La terza opera è ascrivibile all’ambito delle arti applicate. Si tratta di un pianoforte Graham, così denominato per il cognome del suo committente, William Graham, che voleva fare un dono particolare alla figlia per il suo genetliaco. Lo strumento musicale è stato costruito dalla John Broadwood & Sons ed è stato dipinto da Edward Burne-Jones. Le illustrazioni del noto pittore fanno del pianoforte un’opera unica. L’ispirazione iconografica è riferibile al poema di William Morris intitolato “The Story of Orpheus and Eurydice”. La storia di Orfeo ed Euridice, come noto, è una delle più celebri tragedie mitiche, che parla di amore, di morte e di sfide impossibili. La protagonista femminile ha le fattezze della giovane destinataria del dono con la quale l’artista ebbe una romantica liaison.

Burne-Jones, dopo aver ragionato a lungo sul tipo di strumento, scelse quello che riuniva in sé le forme più adatte per essere decorato; nella realizzazione pittorica, avvalendosi anche del contributo di T.M. Rooke, l’artista si è ispirato alle produzioni rinascimentali e manieristiche, in particolare a Botticelli.

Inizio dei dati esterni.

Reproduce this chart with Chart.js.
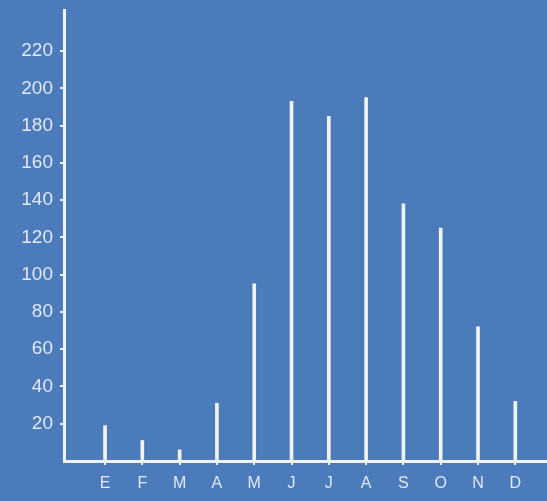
<!DOCTYPE html>
<html>
<head>
<meta charset="utf-8">
<script src="https://cdn.jsdelivr.net/npm/chart.js@4"></script>
<style>
  html, body { margin: 0; padding: 0; background: #4b7bbb; }
  #wrap { width: 547px; height: 501px; position: relative; }
</style>
</head>
<body>
<div id="wrap"><canvas id="chart"></canvas></div>
<script>
const months = ['E','F','M','A','M','J','J','A','S','O','N','D'];
const values = [19, 11, 6, 31, 95, 193, 185, 195, 138, 125, 72, 32];
const yTicks = [20, 40, 60, 80, 100, 120, 140, 160, 180, 200, 220];

const ink = '#f2f2ef';
const labelInk = '#e2e8f1';

const ctx = document.getElementById('chart');

new Chart(ctx, {
  type: 'bar',
  data: {
    datasets: [{
      data: values.map((v, i) => ({ x: i + 1, y: v })),
      backgroundColor: ink,
      borderWidth: 0,
      barThickness: 3
    }]
  },
  options: {
    responsive: true,
    maintainAspectRatio: false,
    animation: false,
    layout: { padding: { top: 10, right: 0, left: 0, bottom: 0 } },
    plugins: { legend: { display: false }, tooltip: { enabled: false } },
    scales: {
      x: {
        type: 'linear',
        offset: false,
        min: -0.1,
        max: 12.85,
        afterBuildTicks: (scale) => { scale.ticks = months.map((_, i) => ({ value: i + 1 })); },
        afterFit: (scale) => { scale.height = 40; },
        grid: { offset: false, drawOnChartArea: false, color: ink, lineWidth: 2, tickLength: 4 },
        border: { display: true, color: ink, width: 3 },
        ticks: {
          color: labelInk,
          font: { family: 'Liberation Sans, Arial, sans-serif', size: 16 },
          padding: 9,
          autoSkip: false,
          maxRotation: 0,
          callback: (v) => months[v - 1] ?? ''
        }
      },
      y: {
        min: 0,
        max: 242,
        afterBuildTicks: (scale) => { scale.ticks = yTicks.map((v) => ({ value: v })); },
        afterFit: (scale) => {
          scale.width = 64;
          scale.paddingTop = 0;
          scale.paddingBottom = 0;
        },
        grid: { drawOnChartArea: false, color: ink, lineWidth: 2, tickLength: 4 },
        border: { display: true, color: ink, width: 3 },
        ticks: {
          color: labelInk,
          font: { family: 'Liberation Sans, Arial, sans-serif', size: 19 },
          padding: 7
        }
      }
    }
  }
});
</script>
</body>
</html>
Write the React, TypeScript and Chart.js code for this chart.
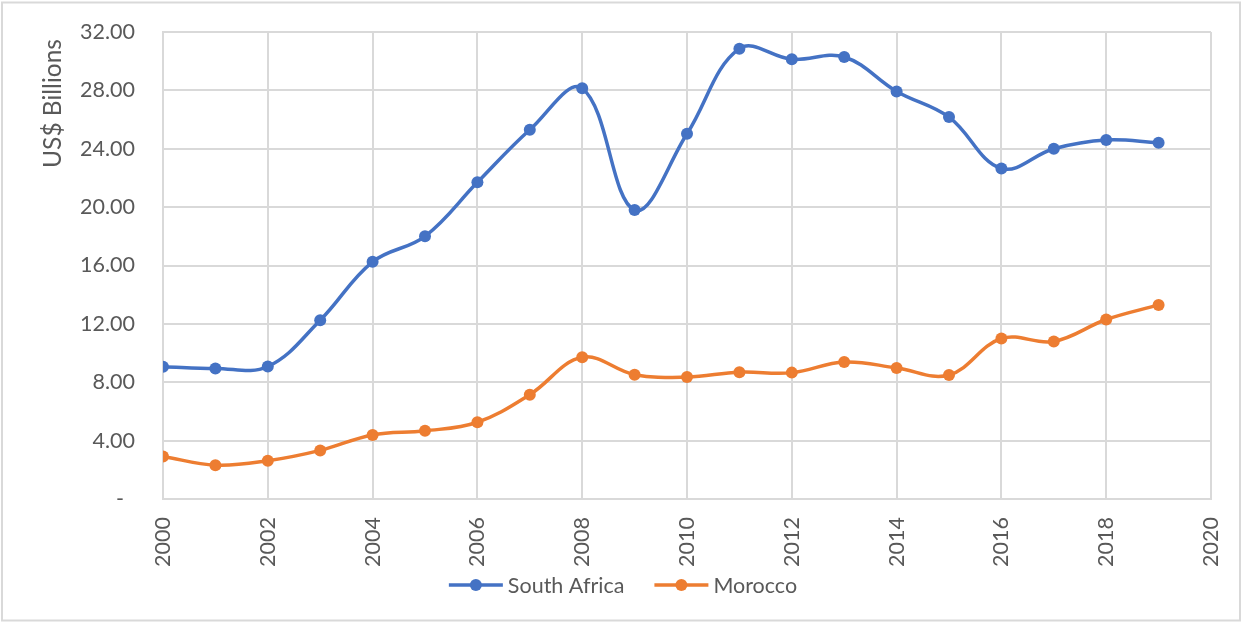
import React, { useEffect, useRef } from 'react';
import { Chart, registerables } from 'chart.js';

Chart.register(...registerables);

const years = [2000, 2001, 2002, 2003, 2004, 2005, 2006, 2007, 2008, 2009, 2010, 2011, 2012, 2013, 2014, 2015, 2016, 2017, 2018, 2019];
const southAfrica = [9.07, 8.95, 9.08, 12.25, 16.25, 18.0, 21.7, 25.3, 28.14, 19.8, 25.03, 30.86, 30.13, 30.29, 27.93, 26.17, 22.65, 24.0, 24.6, 24.41];
const morocco = [2.92, 2.32, 2.62, 3.33, 4.39, 4.67, 5.26, 7.15, 9.71, 8.52, 8.36, 8.69, 8.66, 9.39, 8.98, 8.5, 11.0, 10.8, 12.3, 13.3];
const seriesNames = ['South Africa', 'Morocco'];
const seriesColors = ['#4472C4', '#ED7D31'];
const xMin = 2000;
const xMax = 2020;
const xStep = 2;
const yMin = 0;
const yMax = 32;
const yStep = 4;
const yAxisTitle = 'US$ Billions';

const FONT = 'Lato, "Open Sans", sans-serif';
const TEXT = '#595959';
const GRID = '#d9d9d9';
const TICK_SIZE = 21.5;

const decorPlugin = {
  id: 'decor',
  beforeDraw(chart: any) {
    const ctx = chart.ctx;
    ctx.save();
    ctx.fillStyle = '#ffffff';
    ctx.fillRect(0, 0, chart.width, chart.height);
    ctx.strokeStyle = GRID;
    ctx.lineWidth = 2;
    ctx.strokeRect(2, 2.5, chart.width - 4, chart.height - 4);
    ctx.restore();
  },
  afterDraw(chart: any) {
    const ctx = chart.ctx;
    ctx.save();
    ctx.font = `24.5px ${FONT}`;
    ctx.fillStyle = TEXT;
    ctx.translate(53, 103.5);
    ctx.rotate(-Math.PI / 2);
    ctx.textAlign = 'center';
    ctx.textBaseline = 'middle';
    ctx.fillText(yAxisTitle, 0, 0);
    ctx.restore();

    // legend
    ctx.save();
    ctx.font = `${TICK_SIZE}px ${FONT}`;
    const lineLen = 54;
    const gapText = 5;
    const gapItem = 30;
    const ds = chart.data.datasets;
    const widths = ds.map((d: any) => lineLen + gapText + ctx.measureText(d.label).width);
    const total = widths.reduce((a: number, b: number) => a + b, 0) + gapItem * (ds.length - 1);
    let x = chart.width / 2 - total / 2 + 2;
    const y = 585;
    ds.forEach((d: any, i: number) => {
      ctx.strokeStyle = d.borderColor;
      ctx.lineWidth = 3.5;
      ctx.beginPath();
      ctx.moveTo(x, y);
      ctx.lineTo(x + lineLen, y);
      ctx.stroke();
      ctx.fillStyle = d.borderColor;
      ctx.beginPath();
      ctx.arc(x + lineLen / 2, y, 6, 0, Math.PI * 2);
      ctx.fill();
      ctx.fillStyle = TEXT;
      ctx.textAlign = 'left';
      ctx.textBaseline = 'middle';
      ctx.fillText(d.label, x + lineLen + gapText, y + 1);
      x += widths[i] + gapItem;
    });
    ctx.restore();
  },
};

export default function App() {
  const ref = useRef<HTMLCanvasElement | null>(null);
  useEffect(() => {
    document.body.style.margin = '0';
    const seriesValues = [southAfrica, morocco];
    const chart = new Chart(ref.current as HTMLCanvasElement, {
      type: 'line',
      data: {
        datasets: seriesValues.map((vals, i) => ({
          label: seriesNames[i],
          data: years.map((yr, j) => ({ x: yr, y: vals[j] })),
          borderColor: seriesColors[i],
          backgroundColor: seriesColors[i],
          borderWidth: 3.5,
          pointRadius: 6,
          pointHoverRadius: 6,
          pointBorderWidth: 0,
          tension: 0.38,
          fill: false,
        })),
      },
      options: {
        animation: false,
        responsive: true,
        maintainAspectRatio: false,
        layout: { padding: { top: 32, right: 31, bottom: 0, left: 0 } },
        plugins: {
          legend: { display: false },
          tooltip: { enabled: false },
        },
        scales: {
          x: {
            type: 'linear',
            min: xMin,
            max: xMax,
            grid: { color: GRID, lineWidth: 2, drawTicks: false },
            border: { color: GRID, width: 2 },
            ticks: {
              stepSize: xStep,
              minRotation: 90,
              maxRotation: 90,
              padding: 18,
              color: TEXT,
              font: { family: FONT, size: TICK_SIZE },
              callback: (v: any) => String(v),
            },
            afterFit: (s: any) => {
              s.height = 123;
              s.paddingLeft = 0;
              s.paddingRight = 0;
              s.paddingTop = 0;
              s.paddingBottom = 0;
            },
          },
          y: {
            min: yMin,
            max: yMax,
            grid: { color: GRID, lineWidth: 2, drawTicks: false },
            border: { color: GRID, width: 2 },
            ticks: {
              stepSize: yStep,
              padding: 28,
              color: TEXT,
              font: { family: FONT, size: TICK_SIZE },
              callback: (v: any) => (v === 0 ? '-  ' : Number(v).toFixed(2)),
            },
            afterFit: (s: any) => {
              s.width = 163;
              s.paddingLeft = 0;
              s.paddingRight = 0;
              s.paddingTop = 0;
              s.paddingBottom = 0;
            },
          },
        },
      },
      plugins: [decorPlugin],
    });
    return () => chart.destroy();
  }, []);
  return (
    <div style={{ width: 1242, height: 622, position: 'relative' }}>
      <canvas ref={ref} />
    </div>
  );
}
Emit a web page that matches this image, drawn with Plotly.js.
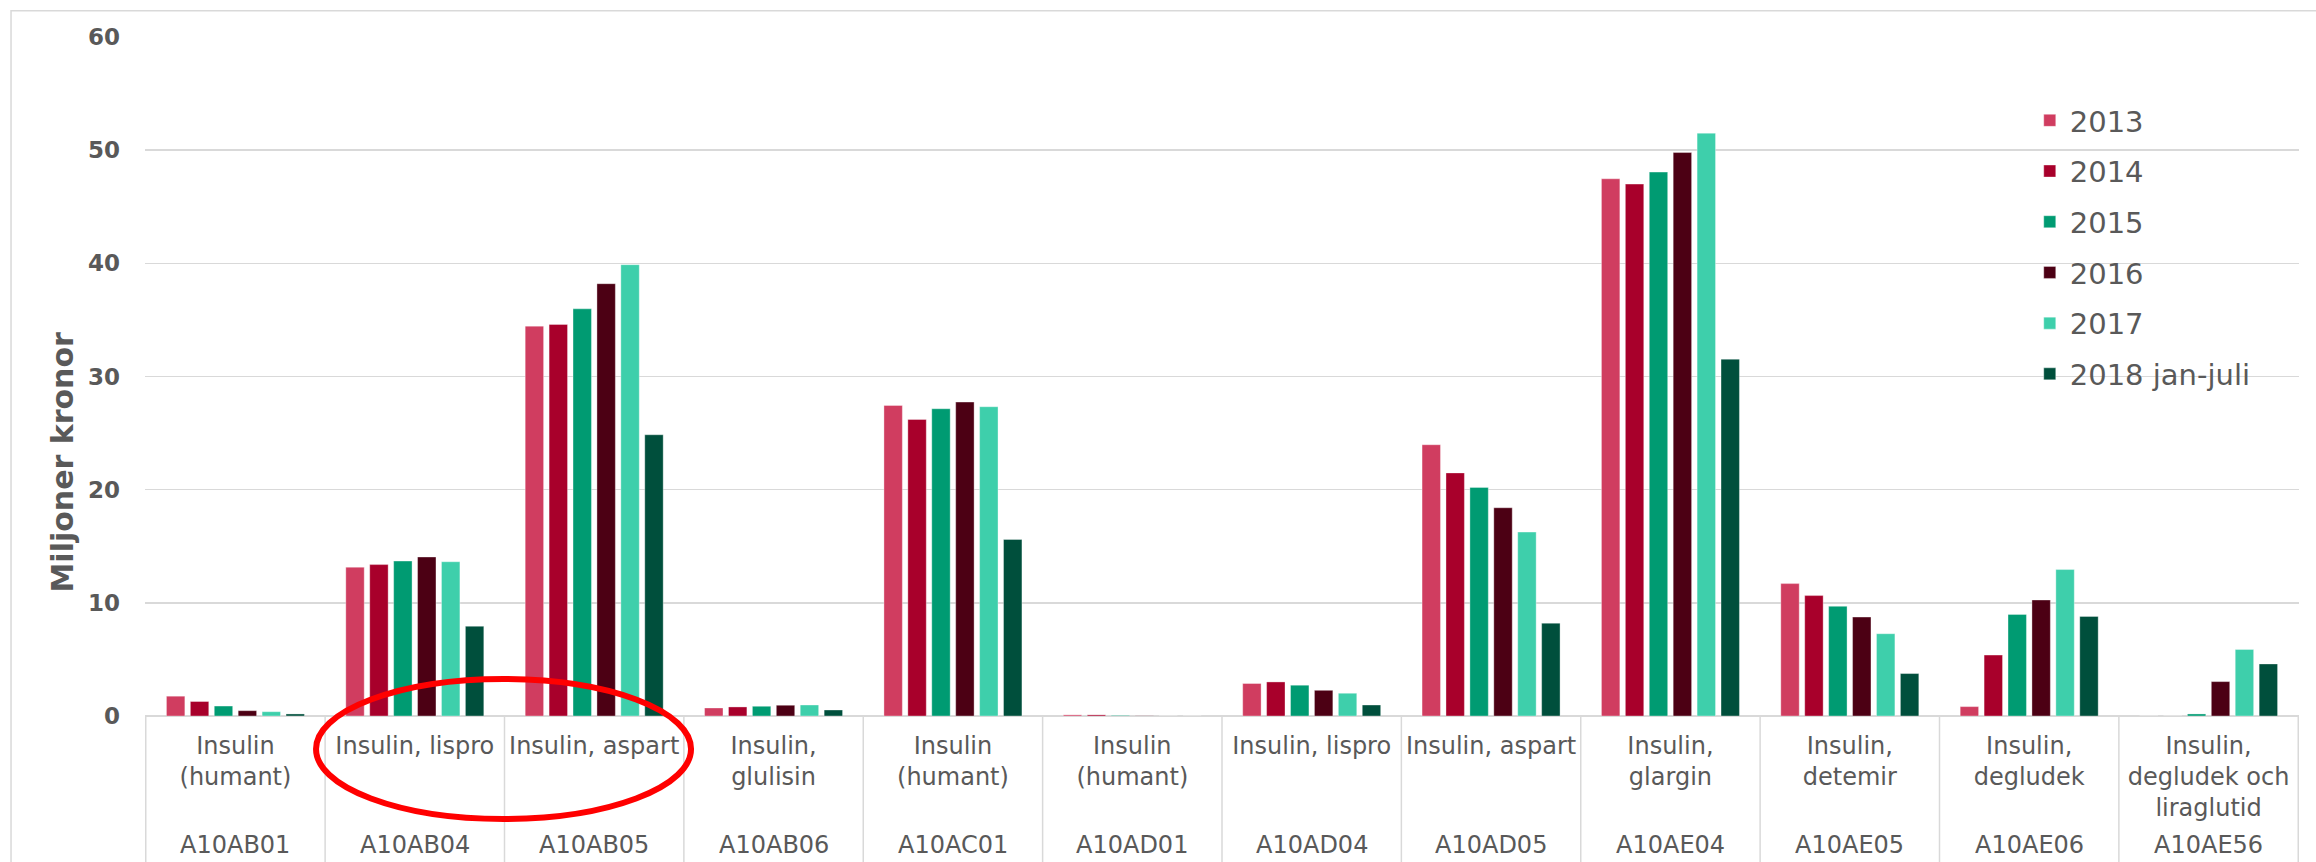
<!DOCTYPE html>
<html><head><meta charset="utf-8">
<script src="https://cdn.plot.ly/plotly-3.0.1.min.js"></script>
<style>html,body{margin:0;padding:0;background:#fff;}#chart{width:2316px;height:862px;}</style>
</head><body><div id="chart"></div>
<script>
const codes = ["A10AB01","A10AB04","A10AB05","A10AB06","A10AC01","A10AD01","A10AD04","A10AD05","A10AE04","A10AE05","A10AE06","A10AE56"];
const names = ["Insulin<br>(humant)","Insulin, lispro","Insulin, aspart","Insulin,<br>glulisin","Insulin<br>(humant)","Insulin<br>(humant)","Insulin, lispro","Insulin, aspart","Insulin,<br>glargin","Insulin,<br>detemir","Insulin,<br>degludek","Insulin,<br>degludek och<br>liraglutid"];
const seriesNames = ["2013","2014","2015","2016","2017","2018 jan-juli"];
const v2013 = [1.75,13.15,34.45,0.71,27.44,0.10,2.87,23.97,47.47,11.70,0.83,0];
const v2014 = [1.28,13.38,34.60,0.80,26.20,0.10,3.01,21.48,47.00,10.64,5.38,0];
const v2015 = [0.88,13.69,35.98,0.86,27.15,0.05,2.72,20.20,48.06,9.69,8.98,0.18];
const v2016 = [0.47,14.05,38.20,0.95,27.74,0.02,2.27,18.40,49.79,8.74,10.25,3.04];
const v2017 = [0.38,13.63,39.88,0.97,27.33,0,2.01,16.25,51.50,7.27,12.94,5.88];
const v2018 = [0.18,7.93,24.85,0.53,15.60,0,0.97,8.20,31.53,3.75,8.80,4.60];
const seriesValues = [v2013,v2014,v2015,v2016,v2017,v2018];
const colors = ["#D03D60","#A8002B","#009B72","#4C0014","#3ECFAB","#004F3C"];

const gray = "#595959";
const lineGray = "#d9d9d9";

const traces = seriesNames.map((n,i)=>({
  type:"bar", name:n, x:codes, y:seriesValues[i],
  legendgroup:"g"+i,
  marker:{color:colors[i], line:{color:"rgba(255,255,255,0.35)", width:1}},
  hoverinfo:"x+y+name"
}));

const shapes = [];
for (let i=0;i<=codes.length;i++){
  shapes.push({type:"line", xref:"x", yref:"paper", x0:i-0.5, x1:i-0.5, y0:0, y1:-0.3,
    line:{color:lineGray, width:1.5}});
}
shapes.push({type:"rect", xref:"paper", yref:"paper", x0:-0.0622, x1:1.2, y0:-0.5, y1:1.0387,
  line:{color:lineGray, width:1.5}, fillcolor:"rgba(0,0,0,0)"});
shapes.push({type:"circle", xref:"paper", yref:"paper", x0:0.0794, x1:0.2535, y0:-0.1517, y1:0.0545,
  line:{color:"#FF0000", width:6}, fillcolor:"rgba(0,0,0,0)"});

const annotations = codes.map(c=>({
  xref:"x", yref:"paper", x:c, y:(716-845)/679, xanchor:"center", yanchor:"middle",
  text:c, showarrow:false, borderpad:0, font:{family:"DejaVu Sans", size:24, color:gray}
}));
annotations.push({
  xref:"paper", yref:"paper", x:(61.5-145)/2154, y:(716-462)/679, xanchor:"center", yanchor:"middle",
  text:"Miljoner kronor", textangle:-90, showarrow:false,
  font:{family:"DejaVu Sans", size:30, color:gray, weight:"bold"}
});

const layout = {
  width:2316, height:862,
  margin:{l:145, r:17, t:37, b:146},
  paper_bgcolor:"#fff", plot_bgcolor:"#fff",
  barmode:"group", bargap:0.2, bargroupgap:0.23,
  showlegend:true,
  legend:{x:0.875, y:0.9146, xanchor:"left", yanchor:"top", orientation:"v",
    font:{family:"DejaVu Sans", size:29, color:gray}, tracegroupgap:10, bgcolor:"rgba(0,0,0,0)"},
  xaxis:{type:"category", tickmode:"array", tickvals:codes, ticktext:names,
    showgrid:false, showline:false, zeroline:false, ticks:"", ticklabelstandoff:13,
    tickangle:0, tickfont:{family:"DejaVu Sans", size:24, color:gray}},
  yaxis:{range:[0,60], dtick:10, tick0:0, showgrid:true, gridcolor:lineGray, gridwidth:1.5,
    zeroline:true, zerolinecolor:lineGray, zerolinewidth:1.5, showline:false, ticks:"",
    ticklabelstandoff:24, tickfont:{family:"DejaVu Sans", size:23, color:gray, weight:"bold"}},
  shapes:shapes, annotations:annotations
};
Plotly.newPlot("chart", traces, layout, {displayModeBar:false, staticPlot:true});
</script></body></html>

Nella parte del coperchio dello strumento musicale è ripreso il testo del sonetto “Fresca rosa novella” di Guido Cavalcanti. Questo capolavoro sembra sintetizzare, mirabilmente, tutte le caratteristiche più proprie e caratterizzanti del movimento dei Preraffaelliti.

C’è ancora un mese per poter visitare questa esposizione, ne vale la pena. È un’immersione nella bellezza, in un’atmosfera che, risvegliando la sensibilità, ci proietta verso il sentimento dell’Amore, il sentimento virtuoso per eccellenza, contro cui, riprendendo le rime del Cavalcanti, non vale mai opporsi.